Exactly the lines from the start of the data below through the line that contains "text width=1.375cm] (turtle)" are to be copied, with pictures left out.
## BEGIN Provided data
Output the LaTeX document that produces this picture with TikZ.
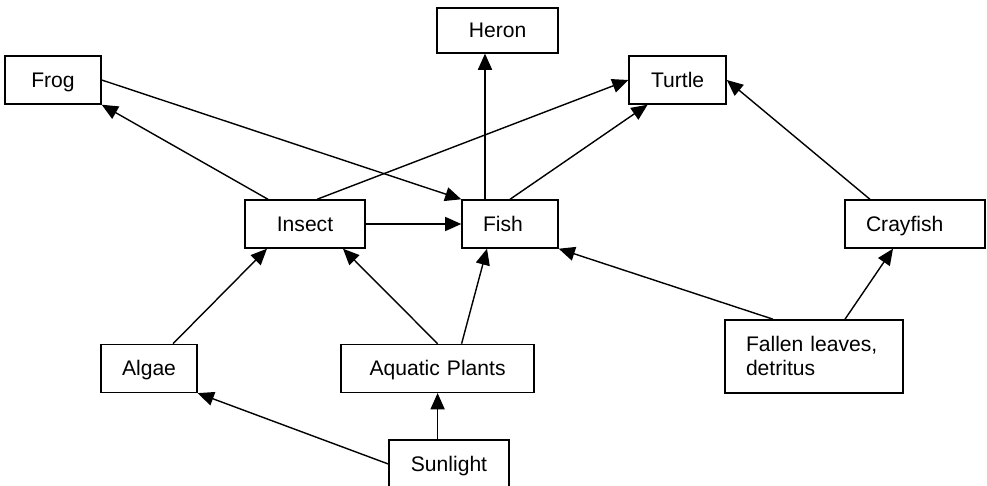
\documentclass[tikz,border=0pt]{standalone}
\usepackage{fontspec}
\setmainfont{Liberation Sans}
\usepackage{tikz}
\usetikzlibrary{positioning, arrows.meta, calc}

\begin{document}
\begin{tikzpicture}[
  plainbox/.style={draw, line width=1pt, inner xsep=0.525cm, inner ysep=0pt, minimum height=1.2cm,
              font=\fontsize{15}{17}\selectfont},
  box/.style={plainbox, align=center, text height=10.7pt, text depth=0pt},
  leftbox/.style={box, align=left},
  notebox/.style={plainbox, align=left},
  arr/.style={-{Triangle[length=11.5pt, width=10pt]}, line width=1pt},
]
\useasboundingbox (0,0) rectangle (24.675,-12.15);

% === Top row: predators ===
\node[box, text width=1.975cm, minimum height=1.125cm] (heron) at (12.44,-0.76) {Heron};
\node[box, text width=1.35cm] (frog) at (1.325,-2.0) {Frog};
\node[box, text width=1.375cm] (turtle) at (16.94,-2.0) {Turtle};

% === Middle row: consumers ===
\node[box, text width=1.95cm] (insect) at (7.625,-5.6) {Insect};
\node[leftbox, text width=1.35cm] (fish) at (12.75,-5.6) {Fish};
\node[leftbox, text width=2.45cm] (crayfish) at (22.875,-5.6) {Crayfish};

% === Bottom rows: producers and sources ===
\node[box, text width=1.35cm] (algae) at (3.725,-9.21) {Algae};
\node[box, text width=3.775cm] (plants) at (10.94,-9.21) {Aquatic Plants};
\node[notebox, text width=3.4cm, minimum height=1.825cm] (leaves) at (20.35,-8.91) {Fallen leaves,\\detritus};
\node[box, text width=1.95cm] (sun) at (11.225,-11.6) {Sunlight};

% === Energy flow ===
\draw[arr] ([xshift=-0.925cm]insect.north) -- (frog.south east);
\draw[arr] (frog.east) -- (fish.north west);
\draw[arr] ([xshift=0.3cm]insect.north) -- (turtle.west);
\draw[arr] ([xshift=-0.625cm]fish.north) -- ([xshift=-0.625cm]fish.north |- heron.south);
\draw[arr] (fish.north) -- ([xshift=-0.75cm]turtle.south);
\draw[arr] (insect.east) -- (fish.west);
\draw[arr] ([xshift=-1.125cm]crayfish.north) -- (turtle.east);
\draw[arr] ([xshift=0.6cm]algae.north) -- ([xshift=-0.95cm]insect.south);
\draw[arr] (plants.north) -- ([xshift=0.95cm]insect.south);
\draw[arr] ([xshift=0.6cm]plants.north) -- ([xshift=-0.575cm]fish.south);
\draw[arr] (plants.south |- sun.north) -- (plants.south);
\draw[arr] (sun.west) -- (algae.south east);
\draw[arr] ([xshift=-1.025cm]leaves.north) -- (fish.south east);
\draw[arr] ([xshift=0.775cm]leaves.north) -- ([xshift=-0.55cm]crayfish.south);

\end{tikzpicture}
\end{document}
## END Provided data
=== Output below ===
Output the LaTeX document that produces this picture with TikZ.
\documentclass[tikz,border=0pt]{standalone}
\usepackage{fontspec}
\setmainfont{Liberation Sans}
\usepackage{tikz}
\usetikzlibrary{positioning, arrows.meta, calc}

\begin{document}
\begin{tikzpicture}[
  plainbox/.style={draw, line width=1pt, inner xsep=0.525cm, inner ysep=0pt, minimum height=1.2cm,
              font=\fontsize{15}{17}\selectfont},
  box/.style={plainbox, align=center, text height=10.7pt, text depth=0pt},
  leftbox/.style={box, align=left},
  notebox/.style={plainbox, align=left},
  arr/.style={-{Triangle[length=11.5pt, width=10pt]}, line width=1pt},
]
\useasboundingbox (0,0) rectangle (24.675,-12.15);

% === Top row: predators ===
\node[box, text width=1.975cm, minimum height=1.125cm] (heron) at (12.44,-0.76) {Heron};
\node[box, text width=1.35cm] (frog) at (1.325,-2.0) {Frog};
\node[box, text width=1.375cm] (turtle) at (16.94,-2.0) {Turtle};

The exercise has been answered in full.